Return only the lines from the top of the data down to the one that holds "0.5, 1, 5, 1, 1];", both included, without any pictures.

BEGIN STORED DATA

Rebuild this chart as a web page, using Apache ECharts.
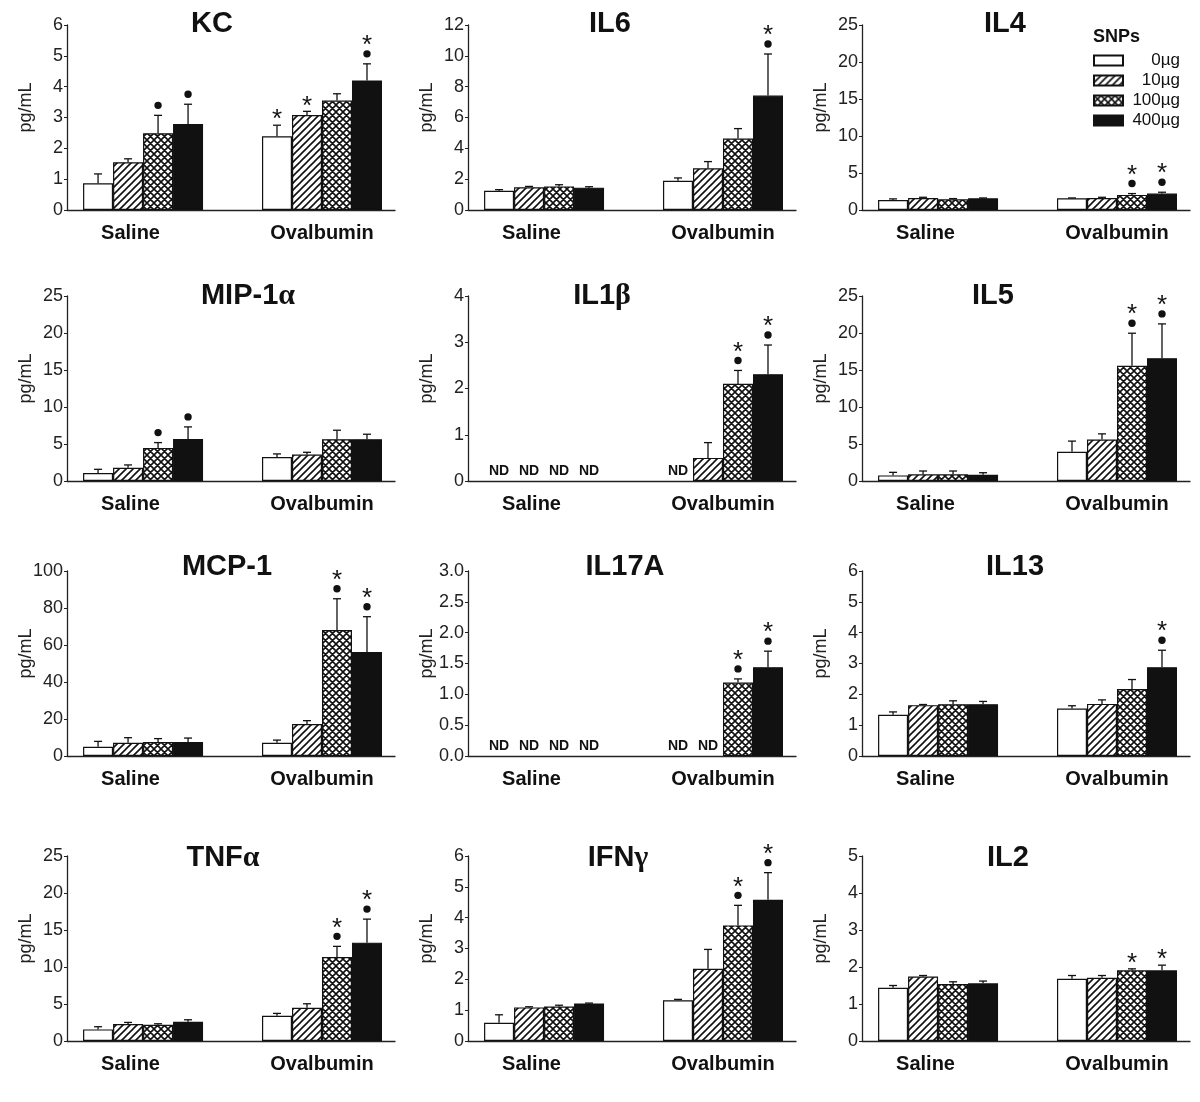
<!DOCTYPE html>
<html>
<head>
<meta charset="utf-8">
<script src="https://cdn.jsdelivr.net/npm/echarts@6/dist/echarts.min.js"></script>
<style>
  html, body { margin: 0; padding: 0; background: #fff; }
  #main { width: 1200px; height: 1102px; }
</style>
</head>
<body>
<div id="main"></div>
<script>
// ---------------- data ----------------
var groups = ['Saline', 'Ovalbumin'];
var doses = ['0µg', '10µg', '100µg', '400µg'];

var panelNames = ['KC', 'IL6', 'IL4', 'MIP-1α', 'IL1β', 'IL5', 'MCP-1', 'IL17A', 'IL13', 'TNFα', 'IFNγ', 'IL2'];
var yMax  = [6, 12, 25, 25, 4, 25, 100, 3, 6, 25, 6, 5];
var yStep = [1, 2, 5, 5, 1, 5, 20, 0.5, 1, 5, 1, 1];

// mean / SEM: saline 0,10,100,400 then ovalbumin 0,10,100,400 (null = ND)
// sig: 'd' = dot (vs saline), 's' = star (vs 0µg)
var kcMean = [0.87, 1.55, 2.49, 2.79, 2.39, 3.08, 3.55, 4.2];
var kcSem  = [0.3, 0.11, 0.58, 0.64, 0.36, 0.12, 0.22, 0.54];
var kcSig  = ['', '', 'd', 'd', 's', 's', '', 'ds'];

var il6Mean = [1.25, 1.47, 1.53, 1.45, 1.9, 2.7, 4.63, 7.42];
var il6Sem  = [0.07, 0.06, 0.11, 0.06, 0.18, 0.44, 0.65, 2.7];
var il6Sig  = ['', '', '', '', '', '', '', 'ds'];

var il4Mean = [1.36, 1.63, 1.45, 1.58, 1.58, 1.63, 2.04, 2.22];
var il4Sem  = [0.14, 0.09, 0.09, 0.05, 0.05, 0.09, 0.18, 0.18];
var il4Sig  = ['', '', '', '', '', '', 'ds', 'ds'];

var mipMean = [1.08, 1.8, 4.47, 5.69, 3.25, 3.57, 5.64, 5.64];
var mipSem  = [0.5, 0.37, 0.72, 1.62, 0.41, 0.31, 1.22, 0.68];
var mipSig  = ['', '', 'd', 'd', '', '', '', ''];

var il1bMean = [null, null, null, null, null, 0.5, 2.1, 2.31];
var il1bSem  = [0, 0, 0, 0, 0, 0.33, 0.29, 0.63];
var il1bSig  = ['', '', '', '', '', '', 'ds', 'ds'];

var il5Mean = [0.76, 0.9, 0.9, 0.85, 3.95, 5.61, 15.57, 16.6];
var il5Sem  = [0.41, 0.45, 0.45, 0.27, 1.44, 0.76, 4.4, 4.63];
var il5Sig  = ['', '', '', '', '', '', 'ds', 'ds'];

var mcpMean = [5.0, 7.2, 7.6, 7.6, 7.2, 17.3, 68.1, 56.2];
var mcpSem  = [2.9, 2.7, 1.8, 2.1, 1.4, 1.8, 16.9, 19.1];
var mcpSig  = ['', '', '', '', '', '', 'ds', 'ds'];

var il17Mean = [null, null, null, null, null, null, 1.19, 1.44];
var il17Sem  = [0, 0, 0, 0, 0, 0, 0.06, 0.26];
var il17Sig  = ['', '', '', '', '', '', 'ds', 'ds'];

var il13Mean = [1.34, 1.65, 1.68, 1.68, 1.54, 1.69, 2.17, 2.88];
var il13Sem  = [0.09, 0.02, 0.11, 0.09, 0.09, 0.13, 0.31, 0.55];
var il13Sig  = ['', '', '', '', '', '', '', 'ds'];

var tnfMean = [1.57, 2.29, 2.2, 2.6, 3.41, 4.49, 11.36, 13.29];
var tnfSem  = [0.36, 0.22, 0.13, 0.27, 0.32, 0.54, 1.43, 3.18];
var tnfSig  = ['', '', '', '', '', '', 'ds', 'ds'];

var ifnMean = [0.59, 1.09, 1.12, 1.22, 1.32, 2.34, 3.75, 4.58];
var ifnSem  = [0.26, 0.02, 0.04, 0.01, 0.03, 0.63, 0.65, 0.88];
var ifnSig  = ['', '', '', '', '', '', 'ds', 'ds'];

var il2Mean = [1.44, 1.74, 1.54, 1.56, 1.68, 1.71, 1.91, 1.91];
var il2Sem  = [0.06, 0.03, 0.06, 0.06, 0.09, 0.06, 0.04, 0.14];
var il2Sig  = ['', '', '', '', '', '', 's', 's'];

var panelMean = [kcMean, il6Mean, il4Mean, mipMean, il1bMean, il5Mean, mcpMean, il17Mean, il13Mean, tnfMean, ifnMean, il2Mean];
var panelSem  = [kcSem, il6Sem, il4Sem, mipSem, il1bSem, il5Sem, mcpSem, il17Sem, il13Sem, tnfSem, ifnSem, il2Sem];
var panelSig  = [kcSig, il6Sig, il4Sig, mipSig, il1bSig, il5Sig, mcpSig, il17Sig, il13Sig, tnfSig, ifnSig, il2Sig];

// ---------------- layout ----------------
var colLeft = [67, 468, 862];
var rowTop = [25, 296, 571, 856];
var plotW = 328, plotH = 185;
var titleCx = [207, 605, 1000, 243, 597, 988, 222, 620, 1010, 218, 613, 1003];
var titleCy = [19, 291, 562, 853];
var BAR_W = 30;
var FONT = '"Liberation Sans", Arial, sans-serif';
var INK = '#111';

// fill patterns
function hatchPattern() {
  var c = document.createElement('canvas');
  c.width = 7; c.height = 7;
  var g = c.getContext('2d');
  g.fillStyle = '#fff'; g.fillRect(0, 0, 7, 7);
  g.strokeStyle = INK; g.lineWidth = 1.6;
  g.beginPath();
  g.moveTo(-1, 8); g.lineTo(8, -1);
  g.moveTo(-1, 1); g.lineTo(1, -1);
  g.moveTo(6, 8); g.lineTo(8, 6);
  g.stroke();
  return c;
}
function crossPattern() {
  var s = 7;
  var c = document.createElement('canvas');
  c.width = s; c.height = s;
  var g = c.getContext('2d');
  g.fillStyle = '#fff'; g.fillRect(0, 0, s, s);
  g.strokeStyle = INK; g.lineWidth = 1.6;
  g.beginPath();
  g.moveTo(-1, s + 1); g.lineTo(s + 1, -1);
  g.moveTo(-1, 1); g.lineTo(1, -1);
  g.moveTo(s - 1, s + 1); g.lineTo(s + 1, s - 1);
  g.moveTo(-1, -1); g.lineTo(s + 1, s + 1);
  g.moveTo(-1, s - 1); g.lineTo(1, s + 1);
  g.moveTo(s - 1, -1); g.lineTo(s + 1, 1);
  g.stroke();
  return c;
}
var doseFill = [
  '#fff',
  { image: hatchPattern(), repeat: 'repeat' },
  { image: crossPattern(), repeat: 'repeat' },
  INK
];

function titleText(name) {
  var m = name.match(/^(.*?)([αβγ])$/);
  if (!m) return '{b|' + name + '}';
  return '{b|' + m[1] + '}{g|' + m[2] + '}';
}

// error bars, ND labels and significance marks
function marksRenderer(mean, sig) {
  return function (params, api) {
    var k = params.dataIndex;
    var off = (k % 4 - 1.5) * BAR_W;
    var base = api.coord([api.value(0), 0]);
    var x = base[0] + off;
    var kids = [];
    if (mean[k] == null) {
      kids.push({
        type: 'text',
        style: { text: 'ND', x: x, y: base[1] - 10, align: 'center', verticalAlign: 'middle',
                 font: 'bold 14px ' + FONT, fill: INK }
      });
      return { type: 'group', children: kids };
    }
    var yBar = api.coord([api.value(0), mean[k]])[1];
    var yTop = api.coord([api.value(0), api.value(1)])[1];
    var ls = { stroke: INK, lineWidth: 1.3 };
    kids.push({ type: 'line', shape: { x1: x, y1: yBar, x2: x, y2: yTop }, style: ls });
    kids.push({ type: 'line', shape: { x1: x - 4, y1: yTop, x2: x + 4, y2: yTop }, style: ls });
    var y = yTop - 10;
    if (sig[k].indexOf('d') >= 0) {
      kids.push({ type: 'circle', shape: { cx: x, cy: y, r: 3.7 }, style: { fill: INK } });
      y -= 13;
    }
    if (sig[k].indexOf('s') >= 0) {
      kids.push({
        type: 'text',
        style: { text: '*', x: x, y: y + 5, align: 'center', verticalAlign: 'middle',
                 font: '26px ' + FONT, fill: INK }
      });
    }
    return { type: 'group', children: kids };
  };
}

var grids = [], xAxes = [], yAxes = [], titles = [], series = [];

for (var i = 0; i < panelNames.length; i++) {
  var col = i % 3, row = Math.floor(i / 3);
  var mean = panelMean[i], sem = panelSem[i], sig = panelSig[i];

  grids.push({ left: colLeft[col], top: rowTop[row], width: plotW, height: plotH });

  xAxes.push({
    type: 'value', gridIndex: i, min: -0.425, max: 1.408,
    axisLine: { show: true, onZero: false, lineStyle: { color: '#222', width: 1.3 } },
    axisTick: { show: false },
    splitLine: { show: false },
    axisLabel: {
      customValues: [-0.07, 1.0],
      formatter: function (v) { return v < 0.5 ? groups[0] : groups[1]; },
      fontFamily: FONT, fontWeight: 'bold', fontSize: 20, color: INK, margin: 13
    }
  });

  yAxes.push({
    type: 'value', gridIndex: i, min: 0, max: yMax[i], interval: yStep[i],
    axisLine: { show: true, onZero: false, lineStyle: { color: '#222', width: 1.3 } },
    axisTick: { show: true, length: 3, lineStyle: { color: '#222' } },
    splitLine: { show: false },
    axisLabel: {
      fontFamily: FONT, fontSize: 18, color: '#222', margin: 4,
      formatter: yStep[i] < 1 ? function (v) { return v.toFixed(1); } : null
    },
    name: 'pg/mL', nameLocation: 'middle', nameGap: 32, nameMoveOverlap: false,
    nameTextStyle: { fontFamily: FONT, fontSize: 18, color: '#222', padding: [0, 0, 0, 20] }
  });

  titles.push({
    text: titleText(panelNames[i]),
    left: titleCx[i], top: titleCy[row] - 16, textAlign: 'center',
    textStyle: {
      rich: {
        b: { fontFamily: FONT, fontSize: 29, fontWeight: 'bold', color: INK, lineHeight: 32 },
        g: { fontFamily: '"Liberation Serif", serif', fontSize: 30, color: INK, lineHeight: 32 }
      }
    }
  });

  for (var d = 0; d < 4; d++) {
    var a = mean[d], b = mean[4 + d];
    series.push({
      type: 'bar', name: doses[d], xAxisIndex: i, yAxisIndex: i,
      barWidth: BAR_W, barGap: '0%',
      data: [[0, a == null ? '-' : a], [1, b == null ? '-' : b]],
      itemStyle: { color: doseFill[d], borderColor: INK, borderWidth: 1.2 },
      emphasis: { disabled: true }
    });
  }

  var tops = [];
  for (var k = 0; k < 8; k++) {
    tops.push([k < 4 ? 0 : 1, mean[k] == null ? 0 : mean[k] + sem[k]]);
  }
  series.push({
    type: 'custom', xAxisIndex: i, yAxisIndex: i, z: 5,
    renderItem: marksRenderer(mean, sig),
    data: tops
  });
}

titles.push({
  text: 'SNPs', left: 1088, top: 23,
  textStyle: { fontFamily: FONT, fontSize: 18, fontWeight: 'bold', color: INK }
});

var myChart = echarts.init(document.getElementById('main'), null, { renderer: 'canvas' });
myChart.setOption({
  backgroundColor: '#fff',
  animation: false,
  title: titles,
  legend: {
    data: doses, left: 1088, top: 47, orient: 'vertical',
    icon: 'rect', itemWidth: 29, itemHeight: 10, itemGap: 3,
    selectedMode: false,
    formatter: function (n) { return '{r|' + n + '}'; },
    textStyle: {
      fontFamily: FONT, fontSize: 17, color: INK,
      rich: { r: { fontFamily: FONT, fontSize: 17, color: INK, width: 52, align: 'right' } }
    }
  },
  grid: grids,
  xAxis: xAxes,
  yAxis: yAxes,
  series: series
});
</script>
</body>
</html>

END STORED DATA

→ **FINISHED ANSWER**:
Rebuild this chart as a web page, using Apache ECharts.
<!DOCTYPE html>
<html>
<head>
<meta charset="utf-8">
<script src="https://cdn.jsdelivr.net/npm/echarts@6/dist/echarts.min.js"></script>
<style>
  html, body { margin: 0; padding: 0; background: #fff; }
  #main { width: 1200px; height: 1102px; }
</style>
</head>
<body>
<div id="main"></div>
<script>
// ---------------- data ----------------
var groups = ['Saline', 'Ovalbumin'];
var doses = ['0µg', '10µg', '100µg', '400µg'];

var panelNames = ['KC', 'IL6', 'IL4', 'MIP-1α', 'IL1β', 'IL5', 'MCP-1', 'IL17A', 'IL13', 'TNFα', 'IFNγ', 'IL2'];
var yMax  = [6, 12, 25, 25, 4, 25, 100, 3, 6, 25, 6, 5];
var yStep = [1, 2, 5, 5, 1, 5, 20, 0.5, 1, 5, 1, 1];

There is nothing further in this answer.